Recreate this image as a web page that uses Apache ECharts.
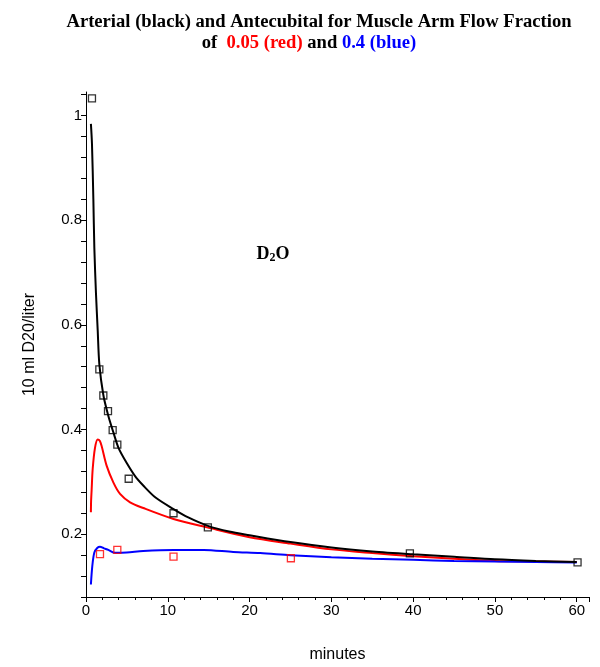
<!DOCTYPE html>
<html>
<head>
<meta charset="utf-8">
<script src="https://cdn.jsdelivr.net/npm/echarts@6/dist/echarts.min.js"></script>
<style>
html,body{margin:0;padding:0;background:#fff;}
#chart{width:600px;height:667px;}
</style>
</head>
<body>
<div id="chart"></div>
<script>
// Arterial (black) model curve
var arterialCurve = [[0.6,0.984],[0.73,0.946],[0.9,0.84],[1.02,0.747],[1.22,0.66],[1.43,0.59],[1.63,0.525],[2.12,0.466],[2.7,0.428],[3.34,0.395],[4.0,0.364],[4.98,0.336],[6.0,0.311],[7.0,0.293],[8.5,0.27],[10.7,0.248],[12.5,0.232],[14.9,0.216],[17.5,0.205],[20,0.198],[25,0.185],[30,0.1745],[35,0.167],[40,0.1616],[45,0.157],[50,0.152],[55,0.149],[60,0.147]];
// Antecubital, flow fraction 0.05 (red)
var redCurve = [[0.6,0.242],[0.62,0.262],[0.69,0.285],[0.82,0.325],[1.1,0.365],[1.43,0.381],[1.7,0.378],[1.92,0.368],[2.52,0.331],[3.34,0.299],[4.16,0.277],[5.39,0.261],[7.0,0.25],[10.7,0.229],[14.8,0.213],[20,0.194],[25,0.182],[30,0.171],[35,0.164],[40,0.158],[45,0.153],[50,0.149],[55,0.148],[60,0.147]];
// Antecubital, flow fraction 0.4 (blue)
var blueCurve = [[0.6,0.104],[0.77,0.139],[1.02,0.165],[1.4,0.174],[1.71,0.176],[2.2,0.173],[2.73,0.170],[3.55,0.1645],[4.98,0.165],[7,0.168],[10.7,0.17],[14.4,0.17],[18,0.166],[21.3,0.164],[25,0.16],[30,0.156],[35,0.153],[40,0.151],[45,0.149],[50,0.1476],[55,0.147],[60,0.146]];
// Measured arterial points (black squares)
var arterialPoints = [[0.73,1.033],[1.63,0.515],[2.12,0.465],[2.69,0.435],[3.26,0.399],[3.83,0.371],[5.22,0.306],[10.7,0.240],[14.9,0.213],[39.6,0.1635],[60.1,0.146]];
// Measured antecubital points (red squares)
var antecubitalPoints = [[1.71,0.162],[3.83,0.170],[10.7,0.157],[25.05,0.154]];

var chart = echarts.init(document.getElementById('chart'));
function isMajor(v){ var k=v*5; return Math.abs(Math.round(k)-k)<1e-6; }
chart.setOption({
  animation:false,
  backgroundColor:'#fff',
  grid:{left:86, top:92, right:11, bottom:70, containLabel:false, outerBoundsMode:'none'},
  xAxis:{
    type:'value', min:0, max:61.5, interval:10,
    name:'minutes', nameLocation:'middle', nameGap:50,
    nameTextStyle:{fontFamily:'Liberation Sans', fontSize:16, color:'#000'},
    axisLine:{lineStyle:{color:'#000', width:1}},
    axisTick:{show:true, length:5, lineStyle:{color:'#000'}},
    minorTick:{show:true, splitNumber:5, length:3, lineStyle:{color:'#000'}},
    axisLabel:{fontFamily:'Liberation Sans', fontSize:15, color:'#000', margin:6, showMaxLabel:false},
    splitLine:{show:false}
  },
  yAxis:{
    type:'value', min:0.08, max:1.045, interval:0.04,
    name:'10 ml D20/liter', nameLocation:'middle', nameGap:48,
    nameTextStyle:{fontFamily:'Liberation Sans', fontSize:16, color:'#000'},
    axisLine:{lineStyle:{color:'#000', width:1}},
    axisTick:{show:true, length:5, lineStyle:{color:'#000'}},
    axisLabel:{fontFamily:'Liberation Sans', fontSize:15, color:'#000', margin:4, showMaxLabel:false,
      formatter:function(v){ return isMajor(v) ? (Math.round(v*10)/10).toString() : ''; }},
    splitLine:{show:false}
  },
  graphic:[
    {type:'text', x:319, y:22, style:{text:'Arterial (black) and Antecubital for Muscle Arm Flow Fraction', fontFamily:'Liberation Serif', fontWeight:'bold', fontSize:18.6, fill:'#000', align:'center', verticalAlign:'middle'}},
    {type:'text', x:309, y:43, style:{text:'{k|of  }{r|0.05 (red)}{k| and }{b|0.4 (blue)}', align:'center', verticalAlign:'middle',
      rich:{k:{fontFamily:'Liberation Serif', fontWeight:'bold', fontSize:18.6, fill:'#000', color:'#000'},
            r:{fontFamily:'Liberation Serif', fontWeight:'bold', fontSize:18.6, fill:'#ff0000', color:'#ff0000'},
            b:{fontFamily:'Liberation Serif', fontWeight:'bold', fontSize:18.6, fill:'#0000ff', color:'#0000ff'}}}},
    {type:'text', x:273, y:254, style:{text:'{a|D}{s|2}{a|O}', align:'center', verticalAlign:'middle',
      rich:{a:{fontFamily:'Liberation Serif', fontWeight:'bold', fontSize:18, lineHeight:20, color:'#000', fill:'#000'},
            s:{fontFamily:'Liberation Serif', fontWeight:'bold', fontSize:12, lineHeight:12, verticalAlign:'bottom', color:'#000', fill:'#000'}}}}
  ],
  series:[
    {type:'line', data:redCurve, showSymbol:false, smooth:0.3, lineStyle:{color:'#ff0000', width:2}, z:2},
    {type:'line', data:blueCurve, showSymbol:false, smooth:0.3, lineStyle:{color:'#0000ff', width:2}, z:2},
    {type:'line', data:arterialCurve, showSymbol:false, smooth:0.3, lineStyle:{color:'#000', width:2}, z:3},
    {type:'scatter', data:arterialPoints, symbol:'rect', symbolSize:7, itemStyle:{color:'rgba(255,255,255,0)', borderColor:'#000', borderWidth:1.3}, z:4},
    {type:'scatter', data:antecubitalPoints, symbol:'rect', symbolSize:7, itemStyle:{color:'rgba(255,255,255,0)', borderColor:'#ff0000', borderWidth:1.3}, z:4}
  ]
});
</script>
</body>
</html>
...
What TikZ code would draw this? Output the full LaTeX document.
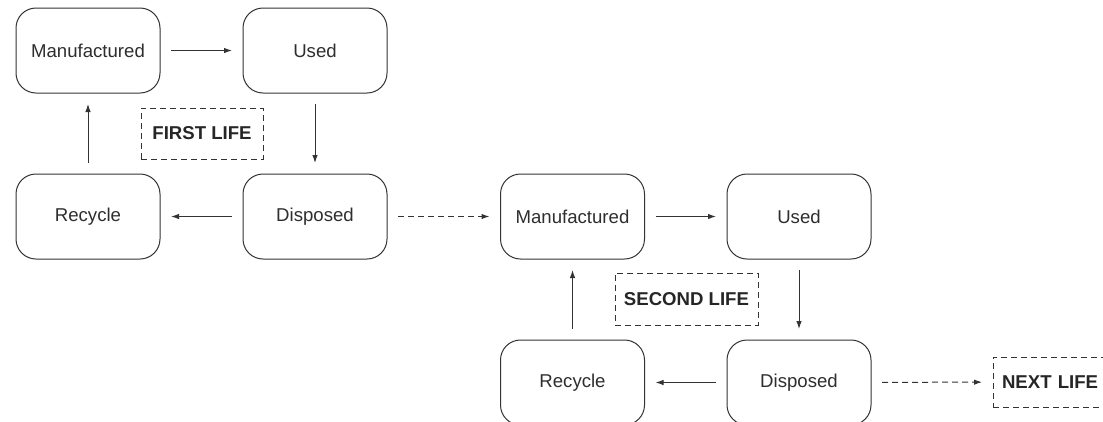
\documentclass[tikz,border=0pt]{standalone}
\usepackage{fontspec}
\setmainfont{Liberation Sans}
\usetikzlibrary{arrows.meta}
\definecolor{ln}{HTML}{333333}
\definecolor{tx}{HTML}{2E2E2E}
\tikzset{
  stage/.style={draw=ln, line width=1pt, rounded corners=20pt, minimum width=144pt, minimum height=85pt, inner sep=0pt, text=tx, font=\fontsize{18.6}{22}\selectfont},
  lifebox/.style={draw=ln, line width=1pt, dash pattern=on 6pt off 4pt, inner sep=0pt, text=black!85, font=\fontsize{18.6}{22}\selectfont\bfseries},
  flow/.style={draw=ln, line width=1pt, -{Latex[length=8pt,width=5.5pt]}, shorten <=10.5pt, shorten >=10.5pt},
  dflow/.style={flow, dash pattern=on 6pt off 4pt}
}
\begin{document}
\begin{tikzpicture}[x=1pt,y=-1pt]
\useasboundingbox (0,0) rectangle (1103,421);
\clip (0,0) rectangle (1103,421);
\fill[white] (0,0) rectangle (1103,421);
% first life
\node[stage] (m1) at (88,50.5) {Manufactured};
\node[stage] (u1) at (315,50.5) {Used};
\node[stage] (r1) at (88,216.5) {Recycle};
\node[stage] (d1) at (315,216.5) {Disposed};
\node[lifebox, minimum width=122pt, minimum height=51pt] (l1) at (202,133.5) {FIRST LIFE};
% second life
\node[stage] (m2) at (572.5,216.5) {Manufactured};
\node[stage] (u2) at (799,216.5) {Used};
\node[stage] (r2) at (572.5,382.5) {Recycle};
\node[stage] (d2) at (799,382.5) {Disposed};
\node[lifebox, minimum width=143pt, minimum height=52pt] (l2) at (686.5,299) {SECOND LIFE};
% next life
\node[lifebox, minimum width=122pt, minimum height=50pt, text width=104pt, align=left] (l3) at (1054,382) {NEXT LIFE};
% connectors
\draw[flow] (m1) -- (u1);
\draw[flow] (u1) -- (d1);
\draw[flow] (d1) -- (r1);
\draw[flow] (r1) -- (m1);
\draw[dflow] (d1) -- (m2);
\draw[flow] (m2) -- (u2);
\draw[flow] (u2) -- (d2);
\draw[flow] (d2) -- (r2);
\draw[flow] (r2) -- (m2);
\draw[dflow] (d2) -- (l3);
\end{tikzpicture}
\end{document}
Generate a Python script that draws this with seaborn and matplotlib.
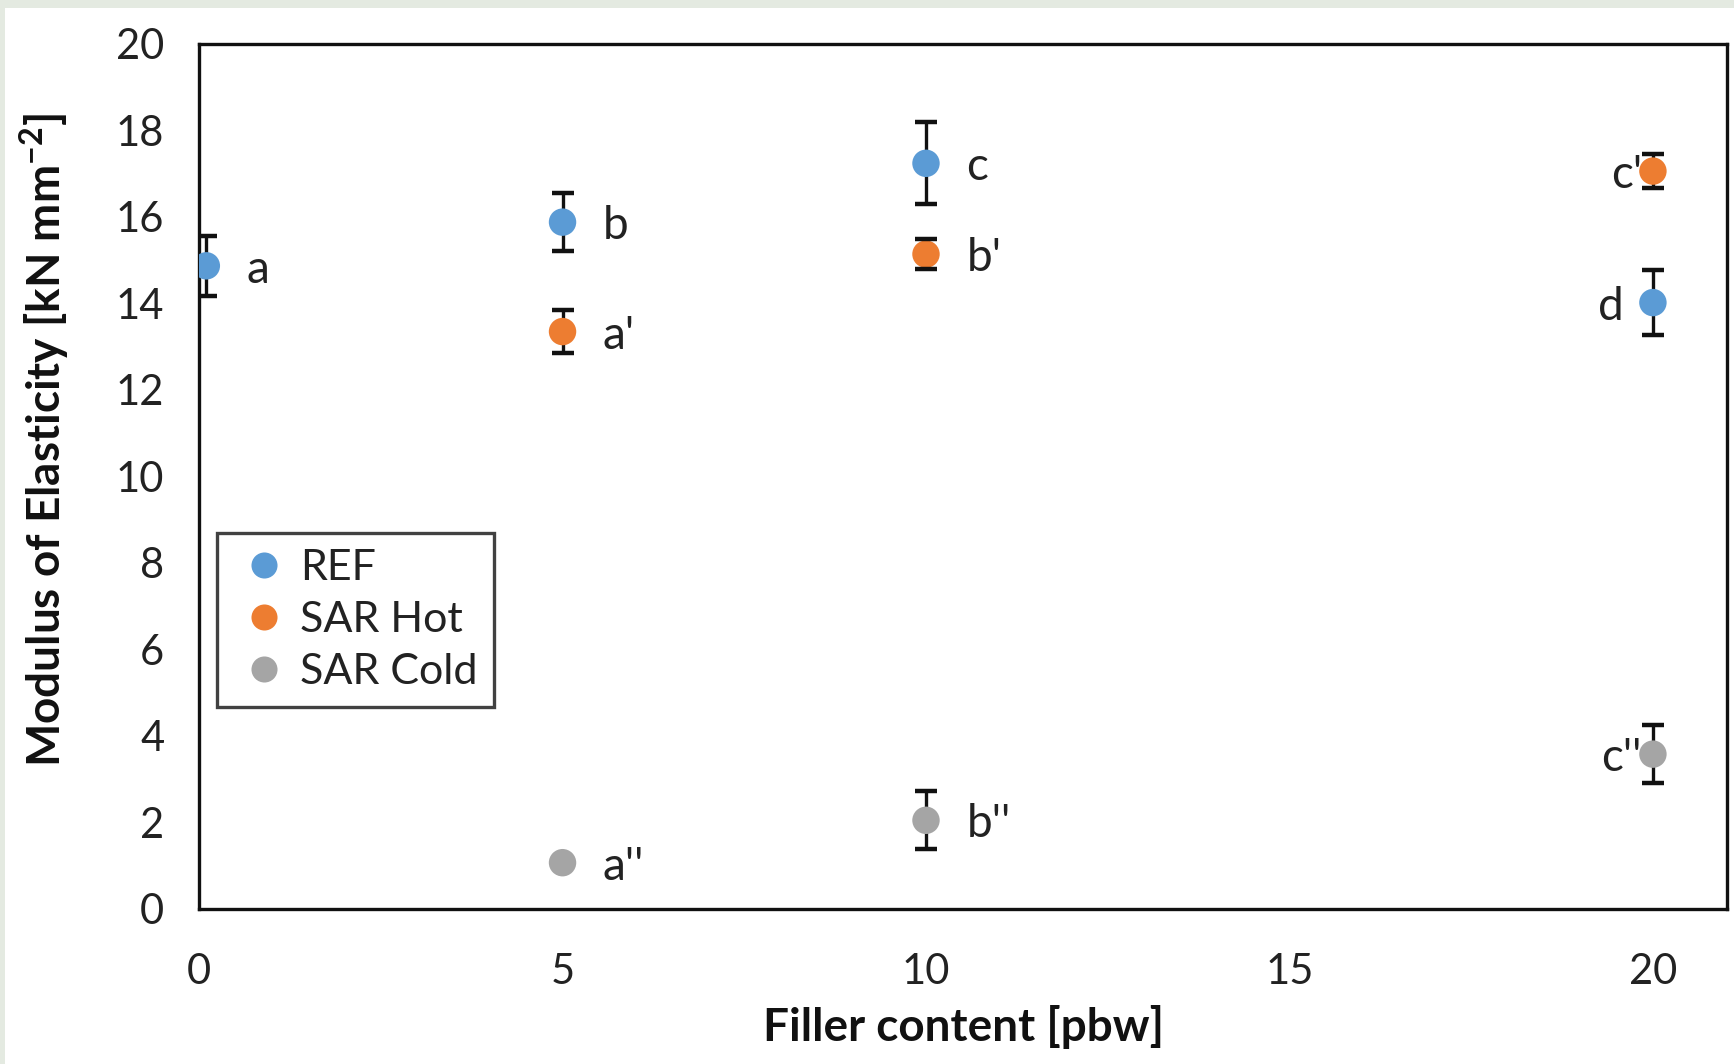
* * *
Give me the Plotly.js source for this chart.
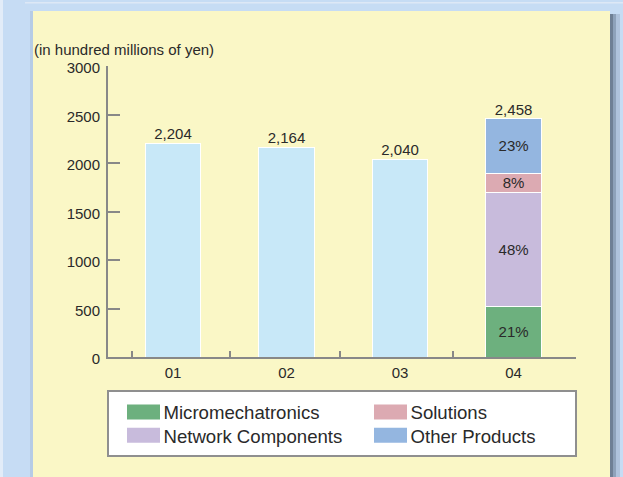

=== Requirement ===
In the entries above, find every line holding the word "that" and copy it out.

=== Exercise output ===
Recreate this image as a web page that uses Apache ECharts.
Generate a Python script that draws this with seaborn and matplotlib.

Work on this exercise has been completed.